USING TOYS AS A SPEAKING STIMULUS IN ELT
Getting students talking
While I was writing the ‘show and tell’ post about the 3D animals, it reminded me of an even simpler activity. Using toys as a speaking stimulus in English language-teaching is something you can do with early-years students who are not so IT-competent. Students really love working with material that they’ve prepared or developed themselves. And even more so if that involves their favourite toys!
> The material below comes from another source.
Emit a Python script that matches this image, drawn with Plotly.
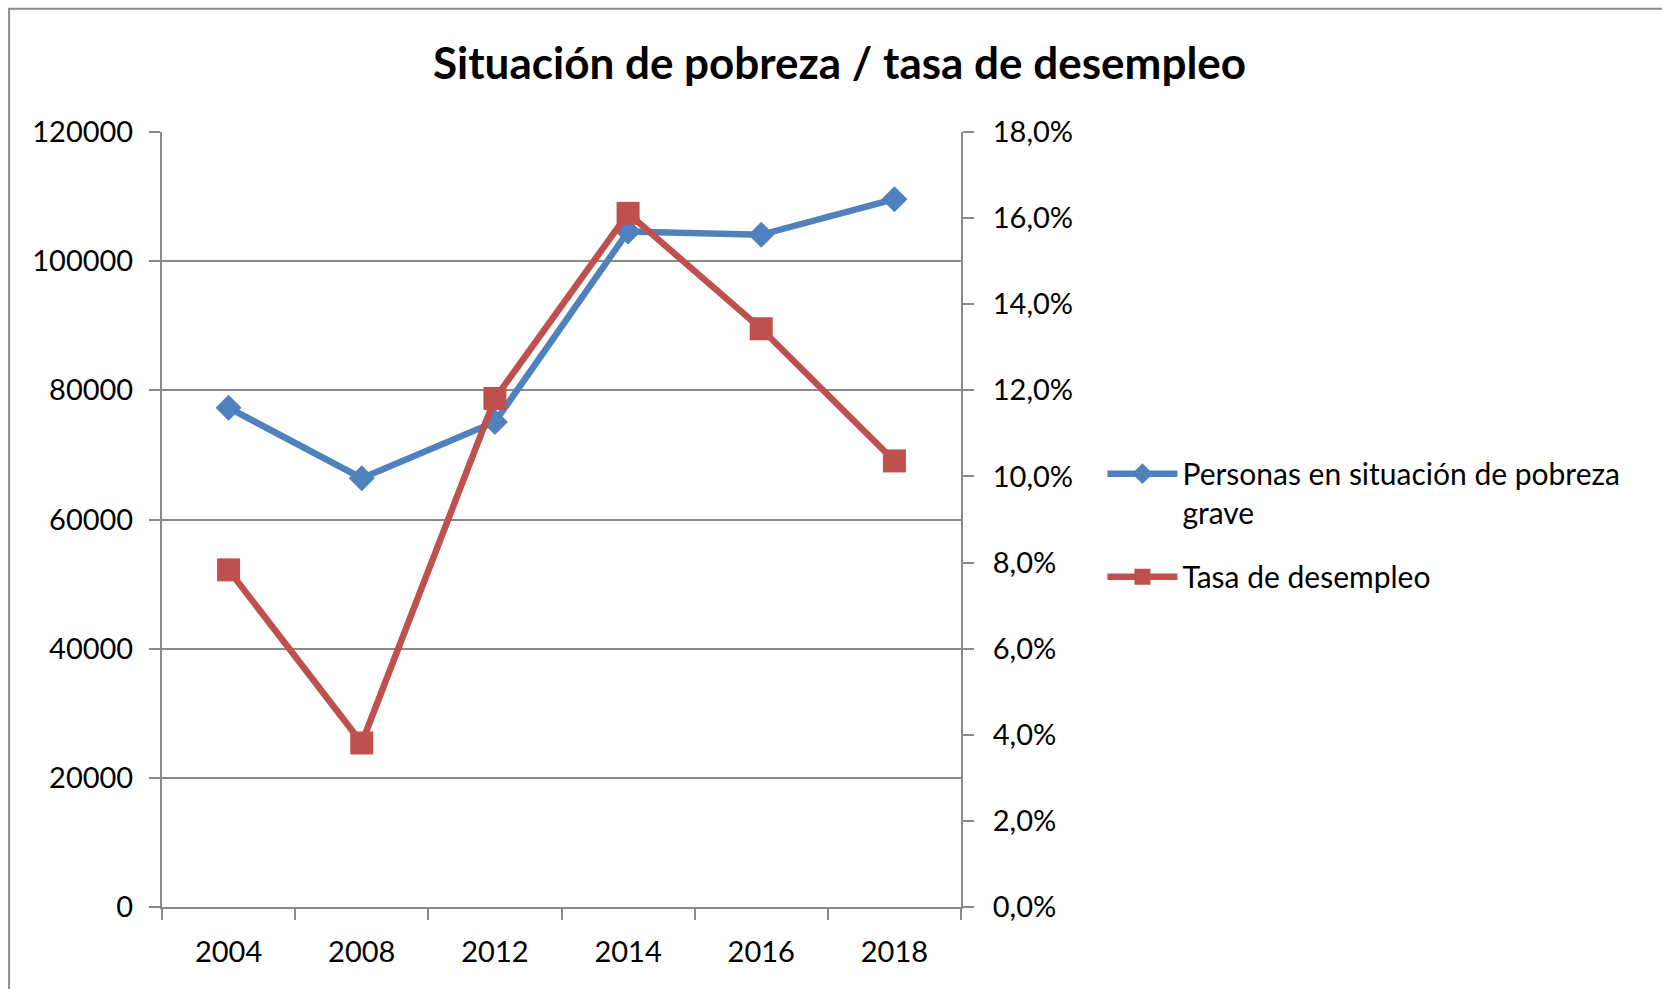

This is an activity that maybe works best just after Christmas, when the children usually have new toys, but it could be especially useful if you’re doing online classes, as students are in their own homes and have easy access to their own things.
‘Show and Tell’ with toys
Students bring in a toy (you have to be strict about it being only one thing – the biggest problem that the students have is that they find it difficult to choose just one). Then they tell the rest of the class about it. To help them, you can use simple sentence stems. You can model it by bringing in your favourite toy and talking about it or, better still, you can get your puppet to show one of his/her/its favourite toys. It sounds a bit strange when I write it, but it’s true. If you treat your puppets as if they are real, then your students will do too. They’ll ‘buy into’ what they’re doing. I mean, everyone knows that monkeys don’t talk or live in a basket (or need a passport!). But when these things are presented properly, the idea is just too irresistible for your students not to believe!
This is my favourite toy.
It’s + colour.
It’s + adjective.
If the students are struggling to complete the sentence stems, you can always help them by asking simple questions that give those answers. For example, ‘What is it?’, ‘What colour is X?’
Once everyone has taken their turn, you can take this further by asking the students to ‘group’ the toys. Or you could introduce the concept of ‘sets’. On its own the word is difficult to define, but if you have a group of dolls, cars, balls or teddies sitting on a table, it’s easy to demonstrate.
If there are several toys of the same type (and there usually are), get the children to put them into groups and count them. For example, ‘How many teddies are there?’ and then counting together. You could also group them by size (especially if there aren’t many the same). How many dolls / blue toys / soft toys / hard toys big toys / little toys (etc) are there? The choice of vocabulary will obviously depend on the toys themselves.
Another good way of using toys as a speaking stimulus is to get the children to look at what their toys have in common. So then they could regroup the toys, according to similarities. For example, all the toys that have a tail, or wheels, or big ears, etc.
They could also make a poster of the toys. Students draw a picture of a toy and then label it (they’d probably have to be around six years old to do this, though it depends on the child). If they’re too young for that, they could cut out pictures and make a collage.
And of course you can also download and print off flashcards of toys to revise toy vocabulary.